De la table du pouvoir à la rue : le double jeu cynique de Jean-Charles

Jean Charles Moïse, devant une foule chauffée à blanc à Delmas 47 le 18 août 2025, a lancé une nouvelle attaque virulente contre le Conseil présidentiel de transition (CPT), le Premier ministre Alix Didier Fils-Aimé ainsi que la présence étrangère en Haïti. Sur un ton martial, il a déclaré : « Mwen pap dakò ak sa », menaçant même de « prendre les armes » si aucun changement n’est apporté. Il a également annoncé une mobilisation devant l’ambassade américaine et promis de rester dans les rues jusqu’au départ du gouvernement en place.

Mais derrière la véhémence du discours, une réalité bien plus cynique se dessine. Ce n’est pas la première fois que le leader de Pitit Dessalines joue ce rôle de porte-voix de la colère populaire. Il en a même fait un art : l’art de s’insérer dans les rouages du pouvoir, de s’en retirer bruyamment au bon moment, puis de revenir comme héraut de la rue. L’histoire se répète. Encore.

Depuis l’entrée de son poulain Emmanuel Vertillaire au sein du CPT, il y a plus d’un an, Jean Charles Moïse et son parti bénéficient d’un accès stratégique au cœur du pouvoir. Ils ont même hérité de ministères clés, comme celui de l’Agriculture. Mais aujourd’hui, alors que ces privilèges semblent menacés, le chef de parti change de ton. À défaut de garantir des résultats concrets ou de proposer une vision claire, il sort l’arme qu’il manie le mieux : la rue, la menace, l’agitation.

Ce retour à la mobilisation ressemble moins à un sursaut démocratique qu’à une tentative bien orchestrée de repositionnement. Une fuite en avant. Il s’agit de quitter le navire gouvernemental avant son naufrage pour mieux se présenter, demain, comme le sauveur de la « prochaine transition ». En Haïti, ce scénario est devenu une mécanique bien huilée.

Mais à force de jouer avec le feu de l’instabilité, les conséquences se font de plus en plus lourdes pour le pays. Le CPT et le gouvernement d’Alix Didier Fils-Aimé peinent à restaurer l’ordre. Les gangs contrôlent toujours de larges portions du territoire, l’insécurité dévaste les foyers, et l’État s’effondre. Le peuple, épuisé, mérite autre chose que cette danse macabre de politiciens sans vision.

Jean Charles Moïse n’est pas le seul à user de cette stratégie, mais il en est l’un des plus aguerris. Reconnu pour sa virulente opposition à Jovenel Moïse, il avait conquis une partie de l’opinion. Mais depuis son alliance avec Ariel Henry, puis sa participation directe au CPT, sa popularité s’est érodée. Le peuple n’est pas dupe. Il sait désormais faire la différence entre une lutte sincère et une posture intéressée.

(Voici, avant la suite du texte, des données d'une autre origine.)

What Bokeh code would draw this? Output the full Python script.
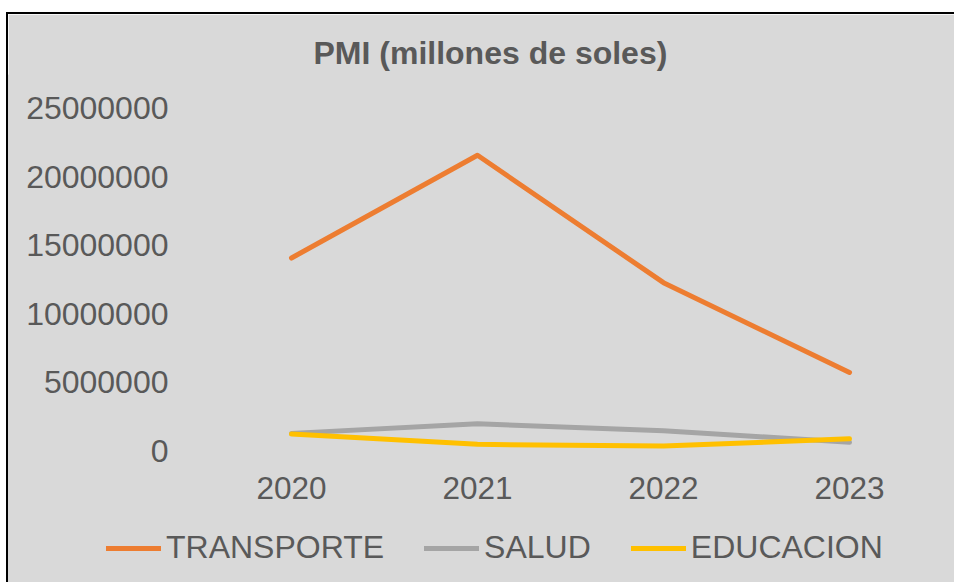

Ce qu’il faut à Haïti aujourd’hui, ce ne sont pas des hommes politiques caméléons, mais des leaders capables de cohérence, de responsabilité et surtout de courage. Un courage qui ne se limite pas à haranguer la foule ou à menacer les institutions, mais à construire, à dialoguer et à prendre des décisions difficiles au nom du bien commun.

L’heure n’est plus aux jeux de pouvoir. L’heure est à la reconstruction. Et pour cela, il faut cesser de répéter le même cycle infernal : intégrer le pouvoir, s’en désolidariser, puis revenir dans la rue comme si rien n’avait été. Ce schéma n’est pas une solution. C’est une impasse. Et Haïti n’a plus le luxe de s’y perdre.